Implanted medical devices – Such as automatic drug-delivery systems or pacemakers. These may need to do significant computation continuously to execute decision-making algorithms to determine whether to deliver a drug or electrical stimulation at a given moment based on sensor inputs. However, one obviously wishes to minimize their power requirements, since the patient will wish to be able to move around freely for long periods of time without replacing batteries or recharging the device. The device might even be powered by a chemical engine using the body’s own resources.
Laptop/handheld/wearable computers – Obviously, here there are other power dissipation sources such as displays, disks and transmitters to consider. But in any products where computation is the dominant component of total power (but not total weight), the application of adiabatics will be beneficial.
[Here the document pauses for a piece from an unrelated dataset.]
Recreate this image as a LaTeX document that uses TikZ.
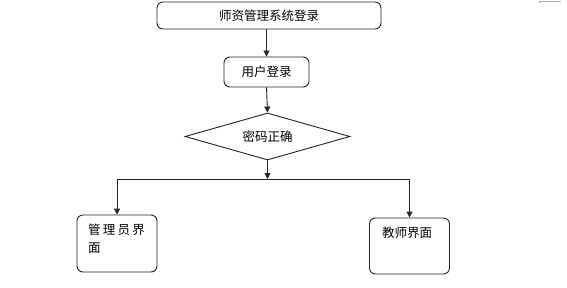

Adiabatic techniques should even allow conversion to batteryless (fully solar or RF powered) operation in small wearables .
Wallet “smart cards” – An example of a wearable computer for personal & financial data, digital cash, etc.
“Smart tags” on inventory – Used for locating objects. Smart tags may sit on boxes in warehouses for months, listening to the airwaves and doing low-power signal processing. If they hear a location request that includes their own id number or a template matching their description, they locate themselves using GPS and broadcast a signal giving their coordinates. Obviously these devices need very low power in order that they can sit around for a long time and not go dead. With adiabatics, they could even be powered by ambient EM via their receiving antennas.

The Request:

We are seeking a semiconductor-industry sponsor, with access to advanced SOI and multi-layer chip technologies, who agrees with us that the near-term commercial prospects for adiabatic technology are significant, and that its long-term importance for the computing industry is enormous. Upon their request, we will write a more detailed proposal for this or any closely related development program to any interested sponsor. Upon approval, we request a significant initial investment (5 to 6 figures) to enable us to pursue the development of this technology with increased vigor in a university setting. Alternatively, offers of research positions with a budget that would allow us to pursue this work in-house in an industry setting would also be considered.